In a tragic but common scenario, people turn on their televisions or check their phones and see news reports that another part of the world is reeling from disaster — flood, earthquake, famine, or disease.
Moved by the distress, people send donations to relief organizations to help ease the suffering.
Humanitarian aid is a very complex cycle in which organizations leverage brief bursts of media attention into fundraising and then spend that money to help as many people as possible.
A W. P. Carey School of Business professor is one of the top experts in the field of humanitarian operations, and his latest paper explores the influence of media attention in how relief groups cooperate.
How media helps and hurts disaster relief
Mahyar Eftekhar, an assistant professor in supply chain management, says that his recent research found newspaper and television exposure increases both individual donations to humanitarian organizations and government funding.
“The population is growing fast, and we know that humanitarian organizations’ budgets have remained almost fixed. But the demand is sharply increasing,” Eftekhar explains.
Collaboration would allow organizations to be more efficient, but their funding structure — relying on news reports to drive donations — reduces the incentive to cooperate.
“They believe, ‘If I collaborate with you, it will dilute the media attention I could receive. I want to receive all the media attention,’” Eftekhar says.
Interestingly, the groups might be right, he says. By not cooperating, each organization still receives funding, and overall, the donation sum is likely larger than if the groups pooled their efforts.
“Efficiency is always a requirement, but we’re saying the picture is not that they’re wasting money. No one is guilty here. They could use resources more efficiently but at the same time, the fact that they work individually, raise funds individually, and target different groups of individuals for donations is good for society because they can have a higher income,” says Eftekhar, who, with his co-authors, analyzed the financial statements of 25 big humanitarian organizations from 2000 to 2015, and the number of times the groups were cited in newspapers and other media in four languages.
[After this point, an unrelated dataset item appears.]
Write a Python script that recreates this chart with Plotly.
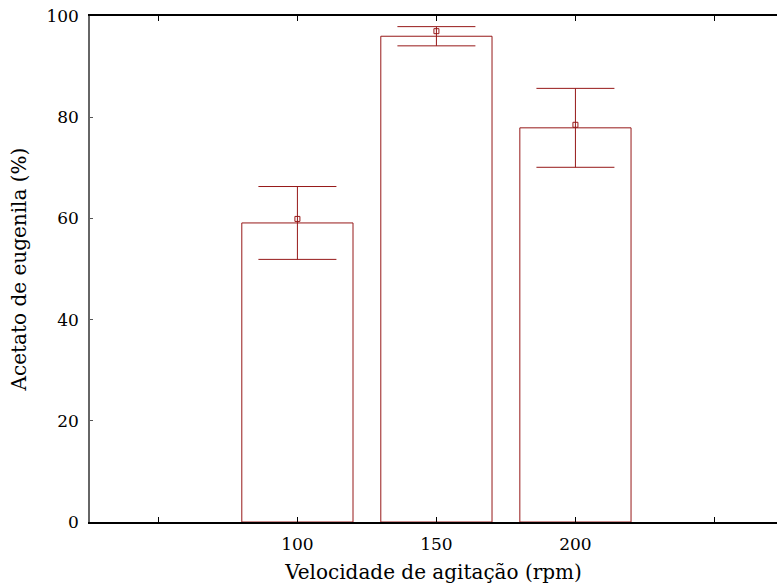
import plotly.graph_objects as go

rpm = [100, 150, 200]
bar_values = [59.1, 96.0, 77.9]
errors = [7.2, 1.9, 7.8]
means = [59.9, 97.0, 78.5]
tick_vals = [50, 100, 150, 200, 250]
tick_text = ["", "100", "150", "200", ""]
y_ticks = [0, 20, 40, 60, 80, 100]

red = "#961818"
font = "DejaVu Serif"

fig = go.Figure()
fig.add_trace(go.Bar(
    x=rpm, y=bar_values, width=40,
    marker=dict(color="white", line=dict(color=red, width=1)),
    error_y=dict(type="data", array=errors, visible=True, color=red, thickness=1, width=39),
    showlegend=False,
))
fig.add_trace(go.Scatter(
    x=rpm, y=means, mode="markers",
    marker=dict(symbol="square-open", size=5, color=red, line=dict(width=1, color=red)),
    showlegend=False,
))

fig.update_layout(
    width=777, height=584,
    margin=dict(l=90, r=0, t=16, b=62),
    paper_bgcolor="white", plot_bgcolor="white",
    font=dict(family=font, size=17, color="black"),
    xaxis=dict(
        range=[25.4, 272.5], tickmode="array", tickvals=tick_vals, ticktext=tick_text,
        ticks="inside", ticklen=5, tickcolor="black", tickwidth=1,
        showline=True, linecolor="black", linewidth=1.5, mirror="ticks",
        showgrid=False, zeroline=False, ticklabelstandoff=6,
        title=dict(text="Velocidade de agitação (rpm)", font=dict(family=font, size=20), standoff=16),
        tickfont=dict(family=font, size=17),
    ),
    yaxis=dict(
        range=[0, 100], tickmode="array", tickvals=y_ticks,
        ticks="inside", ticklen=3, tickcolor="#555", tickwidth=1,
        showline=True, linecolor="#666", linewidth=1.5,
        showgrid=False, zeroline=False, ticklabelstandoff=6,
        title=dict(text="Acetato de eugenila (%)", font=dict(family=font, size=20), standoff=14),
        tickfont=dict(family=font, size=17),
    ),
)

fig.write_html("out.html")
Collaboration and efficiency in crises
The team weighed different scenarios in which groups could collaborate and what the results might be. The results showed that policymakers might consider funding based on performance and not media attention.
“But this is another problem in that the way that performance is measured is how much money the organizations spend in the field, not how much is spent effectively,” he says.
Relief groups are constrained not only by uncertainty in their funding but also their lack of budget flexibility, Eftekhar says. He is finishing up a research project that examines how groups buy and deploy large equipment such as water purifiers, power generators, and trucks.
“Usually what we believe is that items like food and medicine impact human life and reduce suffering, but if you don’t have a way to distribute the items, or a power generator to run an office in the field, you can’t deliver these items to people,” he says.
“You need people who work in the field. These people aren’t all volunteers. They need salaries. They need computers and telephones.”
When there’s a disaster, most donors want to earmark their money specifically for that event rather than allowing the organization to decide how to allocate funding.
“Therefore, these organizations don’t have permission to save money, and that narrows their decisions,” he says. “If this operation needs a million dollars, why should they spend 2 million? That’s a waste of money. It’s better to keep it for the next disaster. Disasters always happen.”
Donors also want to avoid funding charities that have too much administration, or “overhead.” In fact, the lower the administration costs, the higher the charities are ranked, according to many indicators.
But a lack of administration can lead to waste. “The administration job is trying to do things better,” says Eftekhar, who two years ago did a case study on a large humanitarian organization that was having inventory-management problems.
“When we interviewed them, we realized that although their job is to distribute food to people in poor countries, they don’t have a supply chain unit. We asked why and they said that 95 percent of their budget is earmarked and only 5 percent is for administration, so they handled supply themselves. They pay less for administration, but do they spend the other 95 percent effectively? I don’t think so.”
Eftekhar, who is from Iran, became interested in studying humanitarian organizations because of his background. “We have a lot of earthquakes, floods, natural disasters — and man-made disasters because we had war. We had terrorist attacks in the beginning of the revolution,” he says. “Sometimes when I think of my childhood, it was so natural for me to have war and disaster. It was a common thing.”
His doctoral supervisor was Luk Van Wassenhove, who pioneered the study of humanitarian logistics of developmental programs in the early 2000s. “I wanted to work with him, and combined with my personal story about the country I come from, I decided I wanted to contribute,” he says. “This topic is very interesting because it’s not just about helping people. It’s also about advancing our knowledge of the commercial supply chain.”